Guanajuato City was founded in the 16th century based on the state's surrounding silver and gold supply. Springing up around the mines were cities for Spanish miners. Today it's a city packed with museums, theaters, markets, tree-lined plazas and beautiful color.

Guanajuato happens to be the birth city of Diego Rivera, and his birthplace is now a museum honoring his life. The ground floor is a reconstruction of his family home. Upstairs is a collection of originals, as well as temporary exhibits.

The beacon of Guanajuato is the Templo La Valenciana, which sits perched on a hilltop about three miles from the city center. The church was completed in 1788 and is decked with gold altars, carvings and massive paintings. It is one of the most impressive sites in the city.

One of the premier reasons to visit Guanajuato is the Festival Internacional Cervantino, which takes place each fall. The festival originated to celebrate the plays of playwright Miguel de Cervantes, which were performed in the plazas of the city. Today it is one of the most important cultural events in Mexico, with music, dance and theater groups from around the world. It is a member of the European Festivals Association, and runs for two weeks in October.

Near Guanajuato, travelers can visit the small town of Irapuato, a city splashed with murals and orange and gold color. Be sure to visit Town Hall, which houses the Mural of the Revolutions, which highlight historic moments in Mexico's history. The town's Miguel Hidalgo Square splashes alive at night with choreographed fountains at the Dancing Water Fountains. In 2018 Brisas Group, which operates Nizuc in Cancun and Las Brisas in Acapulco, opened Galeria Plaza in Irapuato.

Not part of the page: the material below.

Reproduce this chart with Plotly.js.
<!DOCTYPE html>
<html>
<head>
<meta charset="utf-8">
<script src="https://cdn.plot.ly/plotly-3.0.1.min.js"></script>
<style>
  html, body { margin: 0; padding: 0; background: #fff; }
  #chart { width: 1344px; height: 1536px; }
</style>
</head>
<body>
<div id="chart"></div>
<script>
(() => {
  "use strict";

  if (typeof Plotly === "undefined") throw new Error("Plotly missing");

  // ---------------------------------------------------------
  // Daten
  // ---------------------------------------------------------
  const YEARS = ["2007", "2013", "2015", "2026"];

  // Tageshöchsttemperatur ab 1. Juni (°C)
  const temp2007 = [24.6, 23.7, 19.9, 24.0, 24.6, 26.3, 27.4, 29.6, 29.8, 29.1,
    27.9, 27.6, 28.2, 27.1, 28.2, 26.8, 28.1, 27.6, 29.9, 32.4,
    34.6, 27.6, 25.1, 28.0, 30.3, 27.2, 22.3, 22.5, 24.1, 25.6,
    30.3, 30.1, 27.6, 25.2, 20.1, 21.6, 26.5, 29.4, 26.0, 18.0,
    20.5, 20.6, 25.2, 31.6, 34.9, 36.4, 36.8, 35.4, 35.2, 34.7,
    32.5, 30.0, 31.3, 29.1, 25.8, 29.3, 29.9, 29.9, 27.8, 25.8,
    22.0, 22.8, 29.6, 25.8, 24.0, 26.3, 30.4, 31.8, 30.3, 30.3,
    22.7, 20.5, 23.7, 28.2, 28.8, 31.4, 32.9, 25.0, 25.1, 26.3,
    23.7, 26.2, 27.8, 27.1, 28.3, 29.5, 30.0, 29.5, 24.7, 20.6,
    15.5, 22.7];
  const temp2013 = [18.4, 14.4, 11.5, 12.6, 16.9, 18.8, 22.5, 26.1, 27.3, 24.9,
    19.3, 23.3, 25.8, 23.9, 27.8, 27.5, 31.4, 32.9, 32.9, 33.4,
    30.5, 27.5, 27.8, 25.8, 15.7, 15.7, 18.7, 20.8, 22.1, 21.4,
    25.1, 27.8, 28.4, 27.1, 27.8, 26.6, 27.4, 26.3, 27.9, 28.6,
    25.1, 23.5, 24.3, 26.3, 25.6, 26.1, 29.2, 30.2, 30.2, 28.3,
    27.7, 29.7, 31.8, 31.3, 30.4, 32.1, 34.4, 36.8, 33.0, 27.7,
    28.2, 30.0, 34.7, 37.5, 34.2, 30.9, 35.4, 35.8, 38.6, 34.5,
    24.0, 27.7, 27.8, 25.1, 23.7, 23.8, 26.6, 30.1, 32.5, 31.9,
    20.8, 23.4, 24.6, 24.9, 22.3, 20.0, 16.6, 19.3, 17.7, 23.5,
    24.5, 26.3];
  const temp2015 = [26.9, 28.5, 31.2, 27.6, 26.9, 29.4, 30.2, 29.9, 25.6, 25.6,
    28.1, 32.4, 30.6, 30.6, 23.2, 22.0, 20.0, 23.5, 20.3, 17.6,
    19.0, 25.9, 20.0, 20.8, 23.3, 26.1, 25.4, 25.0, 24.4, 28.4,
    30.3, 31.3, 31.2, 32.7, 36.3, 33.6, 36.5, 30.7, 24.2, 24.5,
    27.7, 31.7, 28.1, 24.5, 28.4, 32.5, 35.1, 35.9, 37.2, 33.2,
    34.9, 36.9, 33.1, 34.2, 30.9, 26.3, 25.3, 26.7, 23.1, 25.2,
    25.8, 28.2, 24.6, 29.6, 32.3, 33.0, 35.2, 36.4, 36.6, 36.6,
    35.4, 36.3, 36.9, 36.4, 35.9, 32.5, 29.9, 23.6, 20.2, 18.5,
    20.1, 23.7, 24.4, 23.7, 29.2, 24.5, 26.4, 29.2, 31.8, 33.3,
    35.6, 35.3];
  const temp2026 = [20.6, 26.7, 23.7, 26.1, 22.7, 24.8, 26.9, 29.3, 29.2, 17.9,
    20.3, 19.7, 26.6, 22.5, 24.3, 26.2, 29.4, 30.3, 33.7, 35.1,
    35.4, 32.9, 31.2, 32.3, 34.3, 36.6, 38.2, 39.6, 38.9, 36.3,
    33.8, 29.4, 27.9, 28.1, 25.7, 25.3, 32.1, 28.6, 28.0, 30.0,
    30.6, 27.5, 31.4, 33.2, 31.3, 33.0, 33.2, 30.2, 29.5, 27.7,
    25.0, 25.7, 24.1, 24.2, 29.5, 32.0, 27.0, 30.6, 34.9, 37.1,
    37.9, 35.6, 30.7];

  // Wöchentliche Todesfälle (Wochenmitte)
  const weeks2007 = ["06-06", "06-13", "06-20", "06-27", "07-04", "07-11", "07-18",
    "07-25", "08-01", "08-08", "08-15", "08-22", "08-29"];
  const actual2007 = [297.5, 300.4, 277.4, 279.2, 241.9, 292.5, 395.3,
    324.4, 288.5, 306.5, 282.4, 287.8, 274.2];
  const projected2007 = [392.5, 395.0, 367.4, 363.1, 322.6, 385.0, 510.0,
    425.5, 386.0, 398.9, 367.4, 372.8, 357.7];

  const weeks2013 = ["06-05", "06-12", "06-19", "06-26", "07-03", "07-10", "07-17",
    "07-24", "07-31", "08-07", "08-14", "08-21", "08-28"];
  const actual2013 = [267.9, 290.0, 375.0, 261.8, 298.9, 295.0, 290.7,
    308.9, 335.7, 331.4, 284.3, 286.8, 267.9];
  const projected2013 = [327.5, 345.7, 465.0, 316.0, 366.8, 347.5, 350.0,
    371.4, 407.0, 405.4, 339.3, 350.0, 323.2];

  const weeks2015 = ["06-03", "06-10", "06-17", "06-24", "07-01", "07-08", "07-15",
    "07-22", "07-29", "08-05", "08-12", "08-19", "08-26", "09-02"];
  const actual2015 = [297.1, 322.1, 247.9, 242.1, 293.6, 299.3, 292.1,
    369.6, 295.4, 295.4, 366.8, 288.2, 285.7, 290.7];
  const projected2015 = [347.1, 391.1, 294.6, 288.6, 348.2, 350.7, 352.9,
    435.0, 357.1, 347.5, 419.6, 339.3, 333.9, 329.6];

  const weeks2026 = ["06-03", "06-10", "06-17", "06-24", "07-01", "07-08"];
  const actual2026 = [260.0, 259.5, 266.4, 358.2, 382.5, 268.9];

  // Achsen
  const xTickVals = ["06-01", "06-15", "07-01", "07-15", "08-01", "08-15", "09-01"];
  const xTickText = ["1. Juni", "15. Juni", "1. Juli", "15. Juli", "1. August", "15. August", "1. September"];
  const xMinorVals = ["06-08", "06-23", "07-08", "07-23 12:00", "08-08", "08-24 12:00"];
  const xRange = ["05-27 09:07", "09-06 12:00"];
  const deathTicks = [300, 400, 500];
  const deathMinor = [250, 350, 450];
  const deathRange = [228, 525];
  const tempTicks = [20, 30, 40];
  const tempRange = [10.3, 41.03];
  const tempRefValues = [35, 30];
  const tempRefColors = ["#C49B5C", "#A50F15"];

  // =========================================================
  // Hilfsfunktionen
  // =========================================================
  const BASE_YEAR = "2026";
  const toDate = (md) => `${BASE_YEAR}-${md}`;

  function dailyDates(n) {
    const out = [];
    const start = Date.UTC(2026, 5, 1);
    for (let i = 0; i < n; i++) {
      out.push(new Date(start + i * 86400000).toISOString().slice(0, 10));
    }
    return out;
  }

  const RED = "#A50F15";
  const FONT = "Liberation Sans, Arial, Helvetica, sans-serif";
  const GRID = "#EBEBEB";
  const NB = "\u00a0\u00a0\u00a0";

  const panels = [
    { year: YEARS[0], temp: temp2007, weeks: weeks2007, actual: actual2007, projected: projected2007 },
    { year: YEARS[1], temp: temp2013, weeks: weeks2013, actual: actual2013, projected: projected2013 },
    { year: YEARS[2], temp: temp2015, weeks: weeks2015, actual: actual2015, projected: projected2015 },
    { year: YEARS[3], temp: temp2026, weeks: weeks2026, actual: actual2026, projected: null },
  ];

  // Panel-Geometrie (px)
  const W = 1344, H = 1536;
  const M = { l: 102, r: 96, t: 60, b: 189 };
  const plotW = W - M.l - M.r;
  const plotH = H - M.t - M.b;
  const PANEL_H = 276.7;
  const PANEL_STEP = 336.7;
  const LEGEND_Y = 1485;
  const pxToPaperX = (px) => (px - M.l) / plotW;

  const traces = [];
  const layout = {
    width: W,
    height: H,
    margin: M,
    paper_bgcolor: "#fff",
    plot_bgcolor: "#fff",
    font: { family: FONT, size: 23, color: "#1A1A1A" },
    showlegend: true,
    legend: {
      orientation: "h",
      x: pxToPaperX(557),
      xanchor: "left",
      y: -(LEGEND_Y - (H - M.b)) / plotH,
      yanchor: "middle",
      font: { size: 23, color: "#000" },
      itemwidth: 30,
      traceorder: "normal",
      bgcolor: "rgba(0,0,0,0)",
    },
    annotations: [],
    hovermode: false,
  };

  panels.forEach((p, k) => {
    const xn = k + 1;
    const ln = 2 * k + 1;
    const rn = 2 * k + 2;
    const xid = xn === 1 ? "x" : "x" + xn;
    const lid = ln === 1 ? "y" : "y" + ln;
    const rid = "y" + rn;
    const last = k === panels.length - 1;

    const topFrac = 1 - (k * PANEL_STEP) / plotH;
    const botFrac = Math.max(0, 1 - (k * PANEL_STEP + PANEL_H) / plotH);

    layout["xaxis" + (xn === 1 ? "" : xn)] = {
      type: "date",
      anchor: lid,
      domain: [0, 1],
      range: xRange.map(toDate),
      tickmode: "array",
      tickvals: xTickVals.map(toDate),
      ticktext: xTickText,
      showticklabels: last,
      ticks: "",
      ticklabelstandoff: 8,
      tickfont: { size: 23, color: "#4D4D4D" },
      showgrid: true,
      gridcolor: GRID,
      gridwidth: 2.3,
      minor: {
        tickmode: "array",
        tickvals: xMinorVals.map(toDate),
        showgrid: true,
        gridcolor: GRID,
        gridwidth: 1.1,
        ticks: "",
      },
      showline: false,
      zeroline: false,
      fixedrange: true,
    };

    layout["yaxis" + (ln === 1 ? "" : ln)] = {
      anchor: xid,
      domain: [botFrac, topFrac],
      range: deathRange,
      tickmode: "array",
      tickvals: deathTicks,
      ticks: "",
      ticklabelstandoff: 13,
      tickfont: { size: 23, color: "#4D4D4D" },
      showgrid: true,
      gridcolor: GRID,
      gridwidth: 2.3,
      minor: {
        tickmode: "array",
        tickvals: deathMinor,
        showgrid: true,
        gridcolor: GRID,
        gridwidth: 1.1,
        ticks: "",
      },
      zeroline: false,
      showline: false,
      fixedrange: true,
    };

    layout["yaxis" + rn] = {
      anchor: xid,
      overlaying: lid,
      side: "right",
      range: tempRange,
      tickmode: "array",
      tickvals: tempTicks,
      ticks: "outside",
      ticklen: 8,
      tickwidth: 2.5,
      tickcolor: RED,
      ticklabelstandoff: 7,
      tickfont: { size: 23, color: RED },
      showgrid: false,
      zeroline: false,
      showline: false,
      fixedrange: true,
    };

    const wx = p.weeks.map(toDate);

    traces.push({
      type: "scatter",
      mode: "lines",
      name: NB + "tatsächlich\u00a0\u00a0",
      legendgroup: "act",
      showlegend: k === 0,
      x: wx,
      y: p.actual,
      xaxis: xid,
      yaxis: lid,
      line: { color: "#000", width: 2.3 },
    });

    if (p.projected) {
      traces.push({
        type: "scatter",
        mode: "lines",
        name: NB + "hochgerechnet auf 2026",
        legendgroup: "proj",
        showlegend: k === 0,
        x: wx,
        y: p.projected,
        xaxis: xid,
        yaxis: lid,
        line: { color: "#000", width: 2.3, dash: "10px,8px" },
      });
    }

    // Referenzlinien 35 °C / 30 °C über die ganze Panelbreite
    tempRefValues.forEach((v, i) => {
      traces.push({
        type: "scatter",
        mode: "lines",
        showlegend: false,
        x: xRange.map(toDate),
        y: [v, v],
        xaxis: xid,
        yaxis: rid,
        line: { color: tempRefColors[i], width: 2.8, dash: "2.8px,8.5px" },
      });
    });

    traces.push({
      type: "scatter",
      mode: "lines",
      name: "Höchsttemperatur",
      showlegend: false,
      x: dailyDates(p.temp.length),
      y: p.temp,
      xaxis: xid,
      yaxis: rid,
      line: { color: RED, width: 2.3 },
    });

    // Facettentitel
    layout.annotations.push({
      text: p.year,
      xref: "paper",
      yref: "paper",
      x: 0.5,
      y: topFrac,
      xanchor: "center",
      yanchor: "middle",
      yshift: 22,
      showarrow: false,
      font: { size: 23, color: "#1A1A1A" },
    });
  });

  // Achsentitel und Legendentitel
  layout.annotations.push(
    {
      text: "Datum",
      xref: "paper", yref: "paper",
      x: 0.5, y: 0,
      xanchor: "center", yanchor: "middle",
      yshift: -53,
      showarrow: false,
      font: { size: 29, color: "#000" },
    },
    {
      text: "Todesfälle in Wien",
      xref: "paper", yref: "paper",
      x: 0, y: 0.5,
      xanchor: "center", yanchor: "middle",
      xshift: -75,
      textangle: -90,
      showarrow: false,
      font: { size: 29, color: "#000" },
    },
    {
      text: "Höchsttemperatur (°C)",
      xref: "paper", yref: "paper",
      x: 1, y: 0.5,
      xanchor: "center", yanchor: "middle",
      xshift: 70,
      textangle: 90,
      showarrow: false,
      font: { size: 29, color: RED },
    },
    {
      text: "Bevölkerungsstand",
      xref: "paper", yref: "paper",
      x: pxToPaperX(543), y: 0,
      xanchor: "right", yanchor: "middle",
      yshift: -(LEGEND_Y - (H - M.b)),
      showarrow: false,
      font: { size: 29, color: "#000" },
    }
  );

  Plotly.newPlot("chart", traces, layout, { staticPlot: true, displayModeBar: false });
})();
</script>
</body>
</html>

For now the state of Guanajuato owes its fame to San Miguel de Allende, and for understandable reason, but the city of Guanajuato is growing quickly. Oxford Business Group, a global research company, said that Guanajuato had the sixth-highest increase in per capita GDP of any state in Mexico between 2013 and 2016. The city is growing for business, and with increase in air capacity, leisure tourism is certainly going to follow. It's only a matter of time before the secret is out on this cultural, colonial city.